> [Given data]:
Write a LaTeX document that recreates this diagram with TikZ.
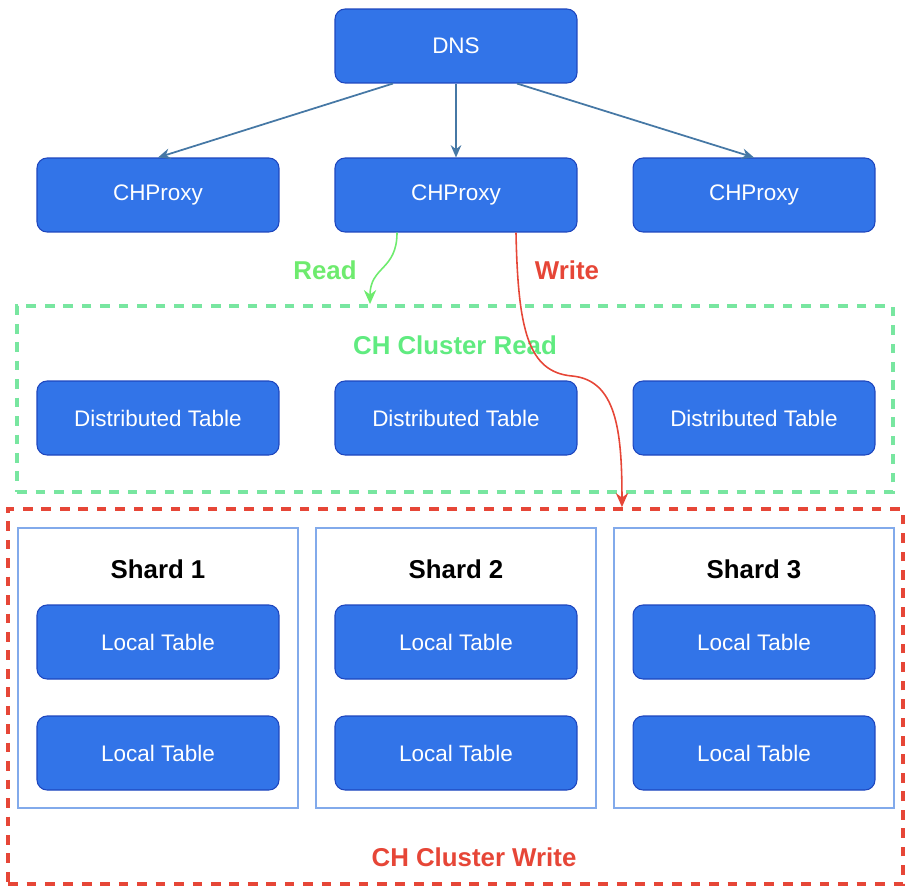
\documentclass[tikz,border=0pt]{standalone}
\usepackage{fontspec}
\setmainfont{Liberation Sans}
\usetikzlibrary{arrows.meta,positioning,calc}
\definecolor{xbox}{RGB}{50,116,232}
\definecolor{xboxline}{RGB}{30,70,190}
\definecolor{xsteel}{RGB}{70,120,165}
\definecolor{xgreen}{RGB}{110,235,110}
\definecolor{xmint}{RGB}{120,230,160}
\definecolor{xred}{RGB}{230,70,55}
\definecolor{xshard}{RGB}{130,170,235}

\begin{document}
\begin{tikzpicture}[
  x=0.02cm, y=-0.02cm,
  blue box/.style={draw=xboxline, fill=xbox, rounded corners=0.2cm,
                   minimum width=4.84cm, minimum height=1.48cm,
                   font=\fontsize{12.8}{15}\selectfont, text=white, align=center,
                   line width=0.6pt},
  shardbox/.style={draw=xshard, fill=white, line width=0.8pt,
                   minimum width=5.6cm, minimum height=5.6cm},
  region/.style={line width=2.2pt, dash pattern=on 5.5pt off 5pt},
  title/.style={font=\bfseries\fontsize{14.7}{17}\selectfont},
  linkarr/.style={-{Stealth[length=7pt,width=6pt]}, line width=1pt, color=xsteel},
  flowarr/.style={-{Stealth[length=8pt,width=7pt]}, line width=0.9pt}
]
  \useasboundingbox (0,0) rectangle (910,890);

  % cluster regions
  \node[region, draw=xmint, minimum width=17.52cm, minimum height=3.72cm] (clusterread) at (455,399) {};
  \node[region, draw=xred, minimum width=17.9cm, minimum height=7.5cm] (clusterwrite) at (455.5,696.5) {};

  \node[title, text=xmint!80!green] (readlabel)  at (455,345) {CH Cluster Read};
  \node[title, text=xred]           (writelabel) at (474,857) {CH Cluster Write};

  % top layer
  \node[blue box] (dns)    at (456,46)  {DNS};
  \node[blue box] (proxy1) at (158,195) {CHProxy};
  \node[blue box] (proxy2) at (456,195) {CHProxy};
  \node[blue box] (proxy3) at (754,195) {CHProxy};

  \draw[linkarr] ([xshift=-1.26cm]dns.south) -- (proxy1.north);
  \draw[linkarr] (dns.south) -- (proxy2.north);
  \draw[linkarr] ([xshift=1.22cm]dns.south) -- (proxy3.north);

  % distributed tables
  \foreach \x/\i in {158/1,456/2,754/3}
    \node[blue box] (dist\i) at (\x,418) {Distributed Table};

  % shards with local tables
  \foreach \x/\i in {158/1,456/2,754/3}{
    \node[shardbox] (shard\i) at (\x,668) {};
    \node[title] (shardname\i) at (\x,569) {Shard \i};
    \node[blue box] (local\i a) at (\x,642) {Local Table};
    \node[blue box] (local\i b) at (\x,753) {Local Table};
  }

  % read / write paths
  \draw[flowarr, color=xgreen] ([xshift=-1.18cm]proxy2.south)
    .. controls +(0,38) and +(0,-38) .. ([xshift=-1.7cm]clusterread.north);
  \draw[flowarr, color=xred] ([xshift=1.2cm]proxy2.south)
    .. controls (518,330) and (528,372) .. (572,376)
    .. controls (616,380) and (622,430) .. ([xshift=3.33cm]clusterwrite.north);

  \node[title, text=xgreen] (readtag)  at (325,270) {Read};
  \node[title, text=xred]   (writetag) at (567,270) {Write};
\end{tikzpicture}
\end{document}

> [Work to be completed]: Write the listing out a second time exactly, dropping all images.

> [Reply to the exercise]:
Write a LaTeX document that recreates this diagram with TikZ.
\documentclass[tikz,border=0pt]{standalone}
\usepackage{fontspec}
\setmainfont{Liberation Sans}
\usetikzlibrary{arrows.meta,positioning,calc}
\definecolor{xbox}{RGB}{50,116,232}
\definecolor{xboxline}{RGB}{30,70,190}
\definecolor{xsteel}{RGB}{70,120,165}
\definecolor{xgreen}{RGB}{110,235,110}
\definecolor{xmint}{RGB}{120,230,160}
\definecolor{xred}{RGB}{230,70,55}
\definecolor{xshard}{RGB}{130,170,235}

\begin{document}
\begin{tikzpicture}[
  x=0.02cm, y=-0.02cm,
  blue box/.style={draw=xboxline, fill=xbox, rounded corners=0.2cm,
                   minimum width=4.84cm, minimum height=1.48cm,
                   font=\fontsize{12.8}{15}\selectfont, text=white, align=center,
                   line width=0.6pt},
  shardbox/.style={draw=xshard, fill=white, line width=0.8pt,
                   minimum width=5.6cm, minimum height=5.6cm},
  region/.style={line width=2.2pt, dash pattern=on 5.5pt off 5pt},
  title/.style={font=\bfseries\fontsize{14.7}{17}\selectfont},
  linkarr/.style={-{Stealth[length=7pt,width=6pt]}, line width=1pt, color=xsteel},
  flowarr/.style={-{Stealth[length=8pt,width=7pt]}, line width=0.9pt}
]
  \useasboundingbox (0,0) rectangle (910,890);

  % cluster regions
  \node[region, draw=xmint, minimum width=17.52cm, minimum height=3.72cm] (clusterread) at (455,399) {};
  \node[region, draw=xred, minimum width=17.9cm, minimum height=7.5cm] (clusterwrite) at (455.5,696.5) {};

  \node[title, text=xmint!80!green] (readlabel)  at (455,345) {CH Cluster Read};
  \node[title, text=xred]           (writelabel) at (474,857) {CH Cluster Write};

  % top layer
  \node[blue box] (dns)    at (456,46)  {DNS};
  \node[blue box] (proxy1) at (158,195) {CHProxy};
  \node[blue box] (proxy2) at (456,195) {CHProxy};
  \node[blue box] (proxy3) at (754,195) {CHProxy};

  \draw[linkarr] ([xshift=-1.26cm]dns.south) -- (proxy1.north);
  \draw[linkarr] (dns.south) -- (proxy2.north);
  \draw[linkarr] ([xshift=1.22cm]dns.south) -- (proxy3.north);

  % distributed tables
  \foreach \x/\i in {158/1,456/2,754/3}
    \node[blue box] (dist\i) at (\x,418) {Distributed Table};

  % shards with local tables
  \foreach \x/\i in {158/1,456/2,754/3}{
    \node[shardbox] (shard\i) at (\x,668) {};
    \node[title] (shardname\i) at (\x,569) {Shard \i};
    \node[blue box] (local\i a) at (\x,642) {Local Table};
    \node[blue box] (local\i b) at (\x,753) {Local Table};
  }

  % read / write paths
  \draw[flowarr, color=xgreen] ([xshift=-1.18cm]proxy2.south)
    .. controls +(0,38) and +(0,-38) .. ([xshift=-1.7cm]clusterread.north);
  \draw[flowarr, color=xred] ([xshift=1.2cm]proxy2.south)
    .. controls (518,330) and (528,372) .. (572,376)
    .. controls (616,380) and (622,430) .. ([xshift=3.33cm]clusterwrite.north);

  \node[title, text=xgreen] (readtag)  at (325,270) {Read};
  \node[title, text=xred]   (writetag) at (567,270) {Write};
\end{tikzpicture}
\end{document}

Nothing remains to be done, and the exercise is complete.